Et s’il a ce bonheur, quel rôle y joue-t-il ?
Quels sont les riches et les pauvres de cette étonnante communauté ?
Ceux qui donnent et ceux qui reçoivent ?
Que de surprises ! Tel vénérable chanoine pieusement décédé, dont le bulletin diocésain aura fait l’éloge pompeux, dans le style particulier à ces publications, ne risque-t-il pas d’apprendre, par exemple, qu’il a dû sa vocation et son salut à quelque incrédule notoire, secrètement harcelé par l’angoisse religieuse, et auquel Dieu avait incompréhensiblement refusé les consolations mais non pas les mérites de la foi ?
(Tu ne me chercherais pas si tu ne m’avais déjà trouvé.)
Oh ! rien ne paraît mieux réglé, plus strictement ordonné, hiérarchisé, équilibré que la vie extérieure de l’Eglise.

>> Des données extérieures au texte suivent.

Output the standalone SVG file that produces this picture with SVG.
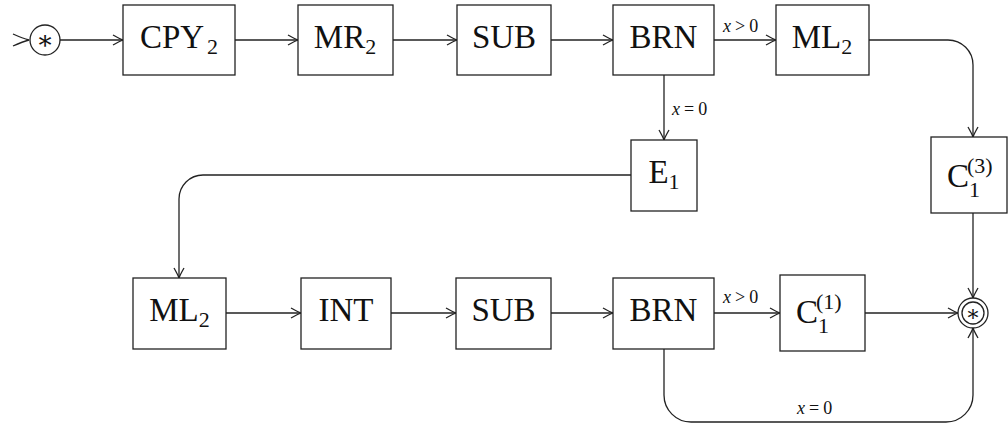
<svg xmlns="http://www.w3.org/2000/svg" width="1008" height="427" viewBox="0 0 1008 427">
<style>
.box{fill:#fff;stroke:#222;stroke-width:1.3}
.t{font-family:"Liberation Serif",serif;font-size:33px;fill:#111}
.s{font-size:22px}
.cond{font-family:"Liberation Serif",serif;font-size:18px;fill:#111}
.i{font-style:italic}
.conn path{fill:none;stroke:#222;stroke-width:1.3;marker-end:url(#arr)}
.ring{fill:#fff;stroke:#222;stroke-width:1.3}
.star{font-family:"DejaVu Serif",serif;fill:#111;text-anchor:middle}
</style>
<defs>
<marker id="arr" markerUnits="userSpaceOnUse" markerWidth="14" markerHeight="14" viewBox="-12 -7 14 14" refX="0" refY="0" orient="auto">
<path d="M-10,-5 Q-3,-1 0,0 Q-3,1 -10,5" fill="none" stroke="#222" stroke-width="1.3"/>
</marker>
</defs>
<rect width="1008" height="427" fill="#fff"/>

<g class="conn">
<path d="M60,40 H123"/>
<path d="M235,40 H298"/>
<path d="M393,40 H457"/>
<path d="M551,40 H613"/>
<path d="M714,40 H776"/>
<path d="M869,40 H948 A25,25 0 0 1 973,65 V137"/>
<path d="M664,75 V140"/>
<path d="M631,175 H203 A24,24 0 0 0 179,199 V278"/>
<path d="M226,313 H301"/>
<path d="M391,313 H456"/>
<path d="M551,313 H613"/>
<path d="M714,313 H780"/>
<path d="M865,313 H958"/>
<path d="M973,213 V298"/>
<path d="M664,349 V395 A27,27 0 0 0 691,422 H946 A27,27 0 0 0 973,395 V328"/>
<text class="cond" x="723" y="32"><tspan class="i">x</tspan><tspan dx="4">&gt;</tspan><tspan dx="4">0</tspan></text>
<text class="cond" x="672" y="115"><tspan class="i">x</tspan><tspan dx="4">=</tspan><tspan dx="4">0</tspan></text>
<text class="cond" x="723" y="303"><tspan class="i">x</tspan><tspan dx="4">&gt;</tspan><tspan dx="4">0</tspan></text>
<text class="cond" x="797" y="414"><tspan class="i">x</tspan><tspan dx="4">=</tspan><tspan dx="4">0</tspan></text>
</g>

<g id="start">
<path d="M13,34 Q23,38.5 29,40 Q23,41.5 13,46" fill="none" stroke="#222" stroke-width="1.3"/>
<circle class="ring" cx="45" cy="40" r="15"/>
<text class="star" x="45" y="49" font-size="26">∗</text>
</g>

<g id="cpy2"><rect class="box" x="123" y="5" width="112" height="70"/>
<text class="t" x="179" y="48" text-anchor="middle">CPY<tspan class="s" dx="3" dy="6">2</tspan></text></g>
<g id="mr2"><rect class="box" x="298" y="5" width="95" height="70"/>
<text class="t" x="345" y="48" text-anchor="middle">MR<tspan class="s" dy="6">2</tspan></text></g>
<g id="sub1"><rect class="box" x="457" y="5" width="94" height="70"/>
<text class="t" x="504" y="48" text-anchor="middle">SUB</text></g>
<g id="brn1"><rect class="box" x="613" y="5" width="101" height="70"/>
<text class="t" x="663.5" y="48" text-anchor="middle">BRN</text></g>
<g id="ml2a"><rect class="box" x="776" y="5" width="93" height="70"/>
<text class="t" x="822" y="48" text-anchor="middle">ML<tspan class="s" dy="6">2</tspan></text></g>
<g id="e1"><rect class="box" x="631" y="140" width="66" height="71"/>
<text class="t" x="664" y="183" text-anchor="middle">E<tspan class="s" dy="6">1</tspan></text></g>
<g id="c13"><rect class="box" x="931" y="137" width="76" height="76"/>
<text class="t" x="947" y="187">C<tspan class="s" x="969" y="197">1</tspan><tspan class="s" x="967" y="173">(3)</tspan></text></g>

<g id="ml2b"><rect class="box" x="133" y="278" width="93" height="71"/>
<text class="t" x="179.5" y="321" text-anchor="middle">ML<tspan class="s" dy="6">2</tspan></text></g>
<g id="int"><rect class="box" x="301" y="278" width="90" height="71"/>
<text class="t" x="346" y="321" text-anchor="middle">INT</text></g>
<g id="sub2"><rect class="box" x="456" y="278" width="95" height="71"/>
<text class="t" x="503.5" y="321" text-anchor="middle">SUB</text></g>
<g id="brn2"><rect class="box" x="613" y="278" width="101" height="71"/>
<text class="t" x="663.5" y="321" text-anchor="middle">BRN</text></g>
<g id="c11"><rect class="box" x="780" y="275" width="85" height="76"/>
<text class="t" x="796" y="323">C<tspan class="s" x="818" y="333">1</tspan><tspan class="s" x="816" y="309">(1)</tspan></text></g>

<g id="end">
<circle class="ring" cx="973" cy="313" r="15"/>
<circle class="ring" cx="973" cy="313" r="11"/>
<text class="star" x="973" y="321" font-size="22">∗</text>
</g>
</svg>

Mais sa vie intérieure déborde des prodigieuses libertés, on voudrait presque dire des divines extravagances de l’Esprit _ l’Esprit qui souffle où il veut.

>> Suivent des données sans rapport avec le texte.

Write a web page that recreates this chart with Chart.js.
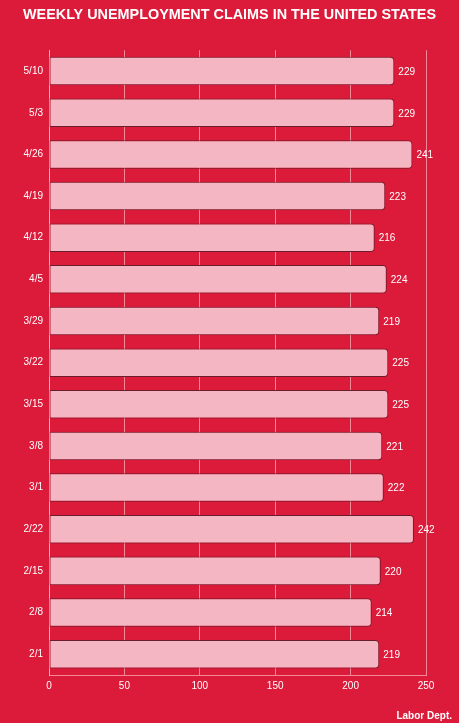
<!DOCTYPE html>
<html>
<head>
<meta charset="utf-8">
<script src="https://cdn.jsdelivr.net/npm/chart.js@4/dist/chart.umd.min.js"></script>
<style>
  html, body { margin: 0; padding: 0; background: #dc1a3a; }
  #wrap { position: relative; width: 459px; height: 723px; }
  #src { position: absolute; right: 7px; bottom: 1px; color: #fff; font: bold 10px "Liberation Sans", Arial, sans-serif; line-height: 12px; }
</style>
</head>
<body>
<div id="wrap">
  <canvas id="c" width="459" height="723"></canvas>
  <div id="src">Labor Dept.</div>
</div>
<script>
const weeks = ["5/10","5/3","4/26","4/19","4/12","4/5","3/29","3/22","3/15","3/8","3/1","2/22","2/15","2/8","2/1"];
const claims = [229,229,241,223,216,224,219,225,225,221,222,242,220,214,219];
const xTicks = [0,50,100,150,200,250];

const FONT = "'Liberation Sans', Arial, Helvetica, sans-serif";
const GRID = 'rgba(255,195,205,0.65)';

const valueLabels = {
  id: 'valueLabels',
  afterDatasetsDraw(chart) {
    const ctx = chart.ctx;
    const meta = chart.getDatasetMeta(0);
    ctx.save();
    ctx.fillStyle = '#ffffff';
    ctx.font = '10px ' + FONT;
    ctx.textAlign = 'left';
    ctx.textBaseline = 'middle';
    meta.data.forEach((bar, i) => {
      ctx.fillText(String(claims[i]), bar.x + 4, bar.y + 1);
    });
    ctx.restore();
  }
};

new Chart(document.getElementById('c'), {
  type: 'bar',
  data: {
    labels: weeks,
    datasets: [{
      data: claims,
      backgroundColor: '#f4b6c2',
      borderColor: '#6a1d2b',
      borderWidth: 1,
      borderSkipped: false,
      borderRadius: {topLeft: 0, bottomLeft: 0, topRight: 4, bottomRight: 4},
      categoryPercentage: 1,
      barPercentage: 0.685
    }]
  },
  options: {
    indexAxis: 'y',
    responsive: false,
    animation: false,
    devicePixelRatio: 1,
    layout: { padding: { left: 0, right: 0, top: 0, bottom: 0 } },
    plugins: {
      legend: { display: false },
      tooltip: { enabled: false },
      title: {
        display: true,
        text: 'WEEKLY UNEMPLOYMENT CLAIMS IN THE UNITED STATES',
        color: '#ffffff',
        font: { family: FONT, size: 14.4, weight: 'bold', lineHeight: 1.2 },
        padding: { top: 6, bottom: 27 }
      }
    },
    scales: {
      x: {
        min: 0, max: 250,
        afterBuildTicks: s => { s.ticks = xTicks.map(v => ({ value: v })); },
        afterFit: s => { s.height = 48; },
        grid: { color: GRID, lineWidth: 1, drawTicks: false },
        border: { display: true, color: GRID, width: 1 },
        ticks: { color: '#ffffff', font: { family: FONT, size: 10 }, padding: 5, maxRotation: 0 }
      },
      y: {
        afterFit: s => { s.width = 49; },
        grid: { display: false, drawTicks: false },
        border: { display: true, color: GRID, width: 1 },
        ticks: { color: '#ffffff', font: { family: FONT, size: 10 }, padding: 6 }
      },
      yr: {
        position: 'right',
        afterFit: s => { s.width = 33; },
        grid: { display: false, drawTicks: false },
        border: { display: false },
        ticks: { display: false }
      }
    }
  },
  plugins: [valueLabels]
});
</script>
</body>
</html>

Lorsqu’on songe à la stricte discipline qui maintient presque implacablement à sa place assignée chaque membre de ce grand corps ecclésiastique depuis le modeste vicaire jusqu’au Saint-Père avec ses privilèges, ses titres, on voudrait presque dire son vocabulaire particulier, n’est-ce pas en effet comme une extravagance, ces promotions soudaines, parfois très soudaines, de religieuses obscures, de simples laïques, ou même de mendiants faits brusquement patrons, protecteurs et parfois docteurs de l’Eglise universelle.